Sequestration of biogenic amines by alginic and fulvic acids.

The interaction of natural (alginic and fulvic acids) and synthetic (polyacrylic acid 2.0 kDa) polyelectrolytes with some protonated polyamines [diamines: ethylendiamine, 1,4-diaminobutane (or putrescine), 1,5-diaminopentane (or cadaverine); triamines: N-(3-aminopropyl)-1,4- diaminobutane (or spermidine), diethylenetriamine; tetramine: N,N′-bis(3-aminopropyl)-1,4-diaminobutane (or spermine); pentamine: tetraethylene-pentamine; hexamine: pentaethylenehexamine] was studied at T=25°C by potentiometry and calorimetry.

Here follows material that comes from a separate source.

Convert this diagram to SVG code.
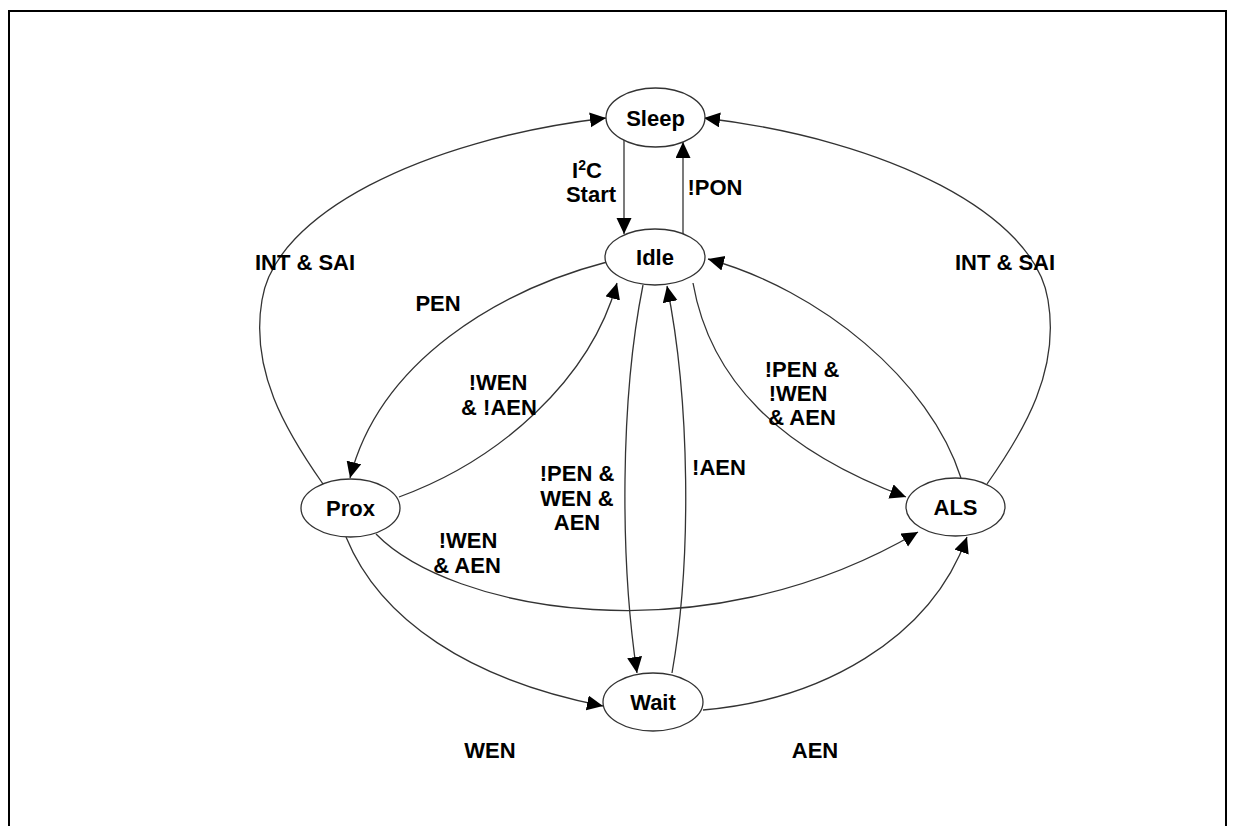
<svg xmlns="http://www.w3.org/2000/svg" width="1236" height="826" viewBox="0 0 1236 826">
<style>
.node ellipse{fill:#fff;stroke:#333;stroke-width:1.3}
.node text,.lbl{font-family:"Liberation Sans",Arial,sans-serif;font-weight:bold;font-size:22px;fill:#000;text-anchor:middle}
.edge{fill:none;stroke:#333;stroke-width:1.3;marker-end:url(#ah)}
</style>
<defs>
<marker id="ah" markerUnits="userSpaceOnUse" markerWidth="18" markerHeight="16" refX="16" refY="7.5" orient="auto">
<path d="M0,0 L16,7.5 L0,15 z" fill="#000"/>
</marker>
</defs>
<rect x="0" y="0" width="1236" height="826" fill="#fff"/>
<path d="M9,830 V11 H1226 V830" fill="none" stroke="#000" stroke-width="2"/>
<g id="connectors">
<path class="edge" d="M624,140 L624,234"/>
<path class="edge" d="M683,234 L683,142"/>
<path class="edge" d="M323,484 C285,430 250,370 262,300 C275,215 420,140 606,118"/>
<path class="edge" d="M987,484 C1025,430 1060,370 1048,300 C1035,215 890,140 704,118"/>
<path class="edge" d="M607,262 C500,290 380,360 350,478"/>
<path class="edge" d="M399,497 C500,460 590,380 617,283"/>
<path class="edge" d="M643,285 C620,400 620,560 637,673"/>
<path class="edge" d="M672,673 C692,560 690,400 667,286"/>
<path class="edge" d="M693,283 C710,380 780,450 906,497"/>
<path class="edge" d="M961,478 C930,380 820,290 708,259"/>
<path class="edge" d="M376,534 C450,610 700,660 918,532"/>
<path class="edge" d="M346,537 C380,620 470,680 603,706"/>
<path class="edge" d="M703,710 C820,700 930,640 967,537"/>
</g>
<g id="labels">
<text class="lbl" x="587" y="178">I<tspan font-size="14" dy="-8">2</tspan><tspan dy="8">C</tspan></text>
<text class="lbl" x="591" y="202">Start</text>
<text class="lbl" x="715" y="195">!PON</text>
<text class="lbl" x="305" y="270">INT &amp; SAI</text>
<text class="lbl" x="1005" y="270">INT &amp; SAI</text>
<text class="lbl" x="438" y="311">PEN</text>
<text class="lbl" x="498" y="390">!WEN</text>
<text class="lbl" x="499" y="415">&amp; !AEN</text>
<text class="lbl" x="577" y="481">!PEN &amp;</text>
<text class="lbl" x="577" y="506">WEN &amp;</text>
<text class="lbl" x="577" y="530">AEN</text>
<text class="lbl" x="719" y="475">!AEN</text>
<text class="lbl" x="802" y="377">!PEN &amp;</text>
<text class="lbl" x="798" y="401">!WEN</text>
<text class="lbl" x="802" y="425">&amp; AEN</text>
<text class="lbl" x="468" y="548">!WEN</text>
<text class="lbl" x="467" y="573">&amp; AEN</text>
<text class="lbl" x="490" y="758">WEN</text>
<text class="lbl" x="815" y="758">AEN</text>
</g>
<g id="node-sleep" class="node"><ellipse cx="655.5" cy="117.5" rx="49.5" ry="29.5"/><text x="655.5" y="126">Sleep</text></g>
<g id="node-idle" class="node"><ellipse cx="655" cy="257" rx="50" ry="28"/><text x="655" y="265">Idle</text></g>
<g id="node-prox" class="node"><ellipse cx="350.5" cy="508" rx="49.5" ry="29"/><text x="350.5" y="516">Prox</text></g>
<g id="node-als" class="node"><ellipse cx="955.5" cy="507" rx="49.5" ry="29"/><text x="955.5" y="515">ALS</text></g>
<g id="node-wait" class="node"><ellipse cx="653" cy="702" rx="50" ry="29"/><text x="653" y="710">Wait</text></g>
</svg>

Measurements were performed without supporting electrolyte, in order to avoid interference, and results were reported at I=0 mol L− 1. For all the systems, the formation of (am)L2Hi species was found (am=amine; L=polyelectrolyte; i=1…4, depending on the amine considered). The stability of polyanion–polyammonium cation complexes is always significant, and for high-charged polycations, we observe a stability comparable to that of strong metal complexes. For example, by considering the formation reaction (am)Hi+2L=(am)L2Hi we found log Ki=6.0, 6.5 and 10.8 for i=1, 2 and 3, respectively, in the system alginate–spermidine. Low and positive formation ΔH° values indicate that the main contribution to the stability is entropic in nature. The sequestering ability of polyelectrolytes toward amines was modelled by a sigmoid Boltzman type equation. Some empirical relationships between stability, charges and ΔG° and TΔS° are reported. Mean values per salt bridge of formation thermodynamic parameters (ΔX°n) are ΔG°n=−5.8±0.4, ΔH°n=0.7±0.5 and TΔS°n=6.5±0.5kJmol− 1 for all the systems studied in this work.